Die Ergebnisse vieler psychologischer Studien lassen sich offenbar nicht gut reproduzieren. Das berichtet ein internationales Team aus mehr als 270 Forschern, die 100 Experimente und Korrelationsstudien aus den drei renommierten Fachzeitschriften "Psychological Science", "Journal of Personality and Social Psychology" und "Journal of Experimental Psychology: Learning, Memory, and Cognition" noch einmal wiederholten. Dabei wurden die ursprünglichen Untersuchungsbedingungen möglichst genau nachgestellt und die gleichen Methoden wie in den Originalarbeiten verwendet. Dennoch konnte nicht einmal die Hälfte der Ergebnisse repliziert werden: 64 der 100 Arbeiten fielen im Nachtest durch. Zudem schmolz die Effektstärke, ein Maß für die Verlässlichkeit eines Resultats, im Schnitt um gut 50 Prozent.

Das muss allerdings nicht heißen, dass die Befunde falsch seien, erklären die Forscher. Womöglich habe man das methodische Vorgehen nicht genau genug adaptiert, und schon kleine Veränderungen beeinflussten die Ergebnisse. So könnte auch die Reproduktionsstudie selbst ein falsch negatives Ergebnis liefern. Die hohe Durchfallquote zeige jedoch, wie schwer es sei, die Richtigkeit psychologischer Befunde zu überprüfen.
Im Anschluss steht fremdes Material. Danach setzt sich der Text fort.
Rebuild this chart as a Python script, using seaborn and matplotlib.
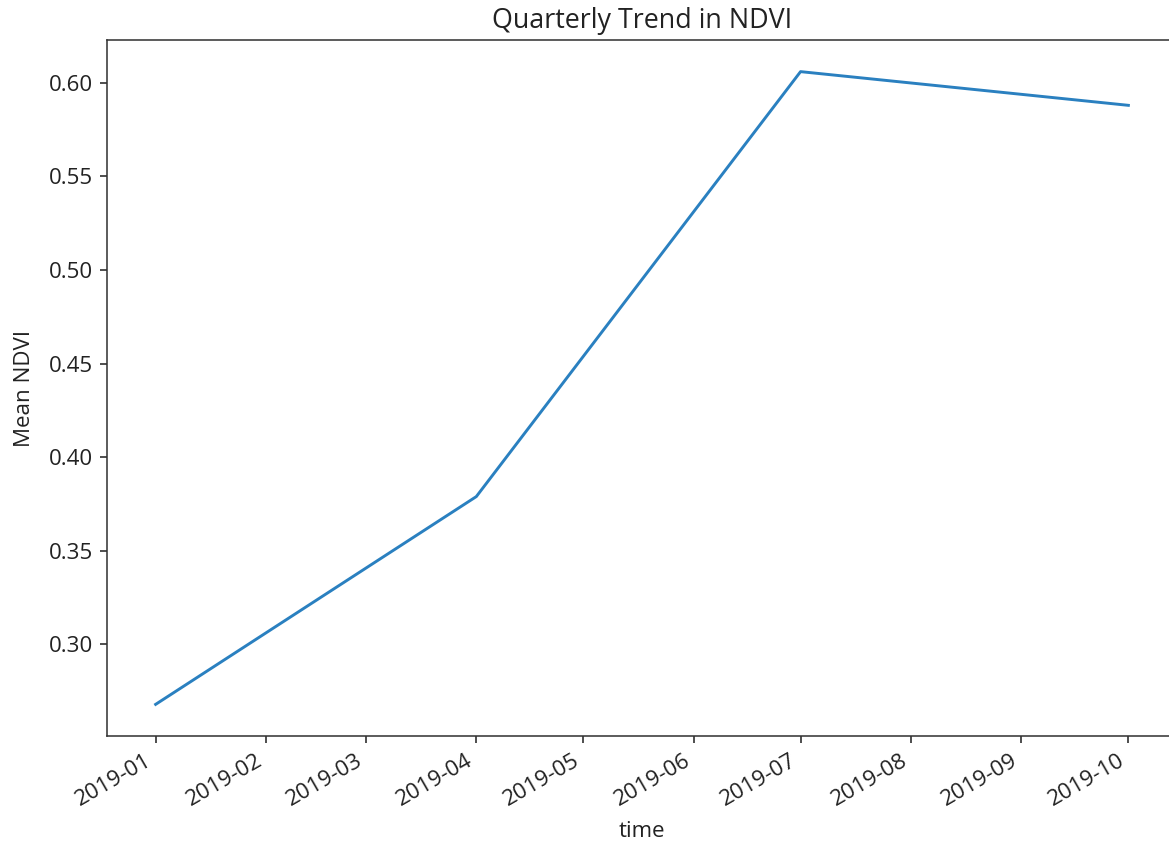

Für die eigene wissenschaftliche Karriere der Forscher ist es wenig förderlich, fremde Studien zu reproduzieren, so dass die Nachtests zu Gusten von anderen Versuchen, die eventuell neue, bis dahin noch unbekannte Ergebnisse zu Tage fördern, oft ausblieben. Auch viele Fachzeitschriften behandelten Arbeiten, die neuen Hypothesen nachgehen, mög­licherweise bevorzugt. Hier müssen andere Anreize geschaffen werden, um sicherere Erkenntnisse zu gewinnen, fordern die Autoren. Zudem sei es unabdingbar, dass Forscher alle Details und Rohdaten ihrer Untersuchungen transparent und öffentlich zugänglich machen.